## REQUIRED WORK
From the listing below, extract each line containing the string "React".

◇ ◇ ◇

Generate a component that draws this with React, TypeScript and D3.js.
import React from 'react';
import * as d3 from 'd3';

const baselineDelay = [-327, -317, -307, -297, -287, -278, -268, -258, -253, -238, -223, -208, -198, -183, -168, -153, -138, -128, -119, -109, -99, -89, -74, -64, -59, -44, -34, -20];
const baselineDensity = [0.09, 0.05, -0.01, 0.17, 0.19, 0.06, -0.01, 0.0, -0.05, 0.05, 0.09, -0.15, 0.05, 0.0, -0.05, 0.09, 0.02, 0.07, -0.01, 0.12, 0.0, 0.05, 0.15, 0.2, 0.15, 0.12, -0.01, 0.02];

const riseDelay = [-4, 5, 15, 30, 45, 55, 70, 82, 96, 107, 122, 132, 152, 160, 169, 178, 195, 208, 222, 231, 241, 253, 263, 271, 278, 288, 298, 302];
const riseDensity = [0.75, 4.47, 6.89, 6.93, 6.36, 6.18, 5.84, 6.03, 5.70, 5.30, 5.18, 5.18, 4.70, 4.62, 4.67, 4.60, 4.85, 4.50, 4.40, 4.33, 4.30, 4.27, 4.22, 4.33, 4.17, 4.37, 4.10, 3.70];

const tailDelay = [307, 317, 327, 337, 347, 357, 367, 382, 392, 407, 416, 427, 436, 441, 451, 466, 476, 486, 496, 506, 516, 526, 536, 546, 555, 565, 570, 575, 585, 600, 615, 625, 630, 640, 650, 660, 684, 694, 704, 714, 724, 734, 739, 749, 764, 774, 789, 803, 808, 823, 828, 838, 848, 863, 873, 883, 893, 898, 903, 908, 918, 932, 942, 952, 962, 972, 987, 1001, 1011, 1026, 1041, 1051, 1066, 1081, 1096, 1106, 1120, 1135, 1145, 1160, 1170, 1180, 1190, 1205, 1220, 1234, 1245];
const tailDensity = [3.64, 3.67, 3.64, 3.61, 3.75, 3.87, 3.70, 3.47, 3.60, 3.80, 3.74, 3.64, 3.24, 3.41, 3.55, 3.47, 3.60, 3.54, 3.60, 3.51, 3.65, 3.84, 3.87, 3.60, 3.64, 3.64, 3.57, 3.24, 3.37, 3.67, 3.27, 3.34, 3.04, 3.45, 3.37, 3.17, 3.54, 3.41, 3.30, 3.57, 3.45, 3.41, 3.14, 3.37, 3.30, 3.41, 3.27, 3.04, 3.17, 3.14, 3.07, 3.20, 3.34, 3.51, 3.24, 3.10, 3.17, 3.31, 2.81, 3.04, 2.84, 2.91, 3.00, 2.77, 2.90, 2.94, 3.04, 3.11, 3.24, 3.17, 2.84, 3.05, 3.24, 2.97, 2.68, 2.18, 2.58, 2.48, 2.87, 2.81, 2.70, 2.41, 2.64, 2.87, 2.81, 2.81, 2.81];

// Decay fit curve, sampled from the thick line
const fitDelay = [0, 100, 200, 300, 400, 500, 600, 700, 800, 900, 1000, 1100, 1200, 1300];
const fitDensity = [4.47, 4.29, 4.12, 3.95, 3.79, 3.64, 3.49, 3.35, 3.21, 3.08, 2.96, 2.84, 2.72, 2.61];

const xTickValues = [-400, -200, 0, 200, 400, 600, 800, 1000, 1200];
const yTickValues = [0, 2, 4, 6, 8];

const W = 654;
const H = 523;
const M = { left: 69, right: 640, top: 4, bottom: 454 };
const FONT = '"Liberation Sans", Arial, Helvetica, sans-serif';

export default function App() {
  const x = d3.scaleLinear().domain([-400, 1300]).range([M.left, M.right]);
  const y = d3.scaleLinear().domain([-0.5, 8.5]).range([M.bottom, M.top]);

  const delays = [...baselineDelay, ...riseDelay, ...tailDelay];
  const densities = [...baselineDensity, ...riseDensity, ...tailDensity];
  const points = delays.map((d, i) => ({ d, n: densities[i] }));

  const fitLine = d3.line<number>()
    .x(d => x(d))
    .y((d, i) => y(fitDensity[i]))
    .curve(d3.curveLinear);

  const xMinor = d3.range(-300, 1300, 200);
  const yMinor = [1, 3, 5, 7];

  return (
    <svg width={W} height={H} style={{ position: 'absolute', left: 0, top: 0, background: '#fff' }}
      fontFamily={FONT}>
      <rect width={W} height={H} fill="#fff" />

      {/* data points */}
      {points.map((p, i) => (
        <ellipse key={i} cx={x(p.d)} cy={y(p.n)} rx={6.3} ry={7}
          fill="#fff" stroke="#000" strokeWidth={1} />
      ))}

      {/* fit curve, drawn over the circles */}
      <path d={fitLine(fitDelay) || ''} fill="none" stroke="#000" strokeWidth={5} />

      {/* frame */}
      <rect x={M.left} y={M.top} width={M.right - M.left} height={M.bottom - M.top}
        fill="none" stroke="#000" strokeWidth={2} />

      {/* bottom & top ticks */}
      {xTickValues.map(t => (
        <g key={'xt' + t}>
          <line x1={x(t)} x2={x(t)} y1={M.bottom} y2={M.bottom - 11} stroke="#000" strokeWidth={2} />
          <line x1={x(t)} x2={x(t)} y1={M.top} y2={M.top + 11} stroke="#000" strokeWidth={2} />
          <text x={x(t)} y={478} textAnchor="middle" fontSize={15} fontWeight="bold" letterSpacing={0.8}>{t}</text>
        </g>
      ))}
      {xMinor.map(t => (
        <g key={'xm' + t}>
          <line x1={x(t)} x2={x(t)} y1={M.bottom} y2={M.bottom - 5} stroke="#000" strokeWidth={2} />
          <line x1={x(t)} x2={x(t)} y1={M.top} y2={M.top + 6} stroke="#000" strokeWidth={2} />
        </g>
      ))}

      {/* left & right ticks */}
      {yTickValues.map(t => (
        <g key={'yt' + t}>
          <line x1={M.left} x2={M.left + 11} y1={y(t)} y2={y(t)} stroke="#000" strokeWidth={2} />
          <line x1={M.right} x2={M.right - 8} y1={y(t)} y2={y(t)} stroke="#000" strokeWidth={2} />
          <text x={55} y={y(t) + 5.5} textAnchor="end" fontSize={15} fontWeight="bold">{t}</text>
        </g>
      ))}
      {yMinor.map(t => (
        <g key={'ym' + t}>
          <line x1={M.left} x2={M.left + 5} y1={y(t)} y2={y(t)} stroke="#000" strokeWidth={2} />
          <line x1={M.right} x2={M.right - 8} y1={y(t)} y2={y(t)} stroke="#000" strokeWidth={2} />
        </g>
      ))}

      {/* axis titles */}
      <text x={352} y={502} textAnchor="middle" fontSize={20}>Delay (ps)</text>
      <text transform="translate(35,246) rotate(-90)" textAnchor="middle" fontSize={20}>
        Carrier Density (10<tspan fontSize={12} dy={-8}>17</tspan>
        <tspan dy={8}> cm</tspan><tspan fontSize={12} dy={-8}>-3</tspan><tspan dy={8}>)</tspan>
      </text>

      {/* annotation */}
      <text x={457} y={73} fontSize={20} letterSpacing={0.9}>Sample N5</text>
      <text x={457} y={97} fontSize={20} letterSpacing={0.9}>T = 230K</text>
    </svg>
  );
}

◇ ◇ ◇

## OUTPUT BELOW
Generate a component that draws this with React, TypeScript and D3.js.
import React from 'react';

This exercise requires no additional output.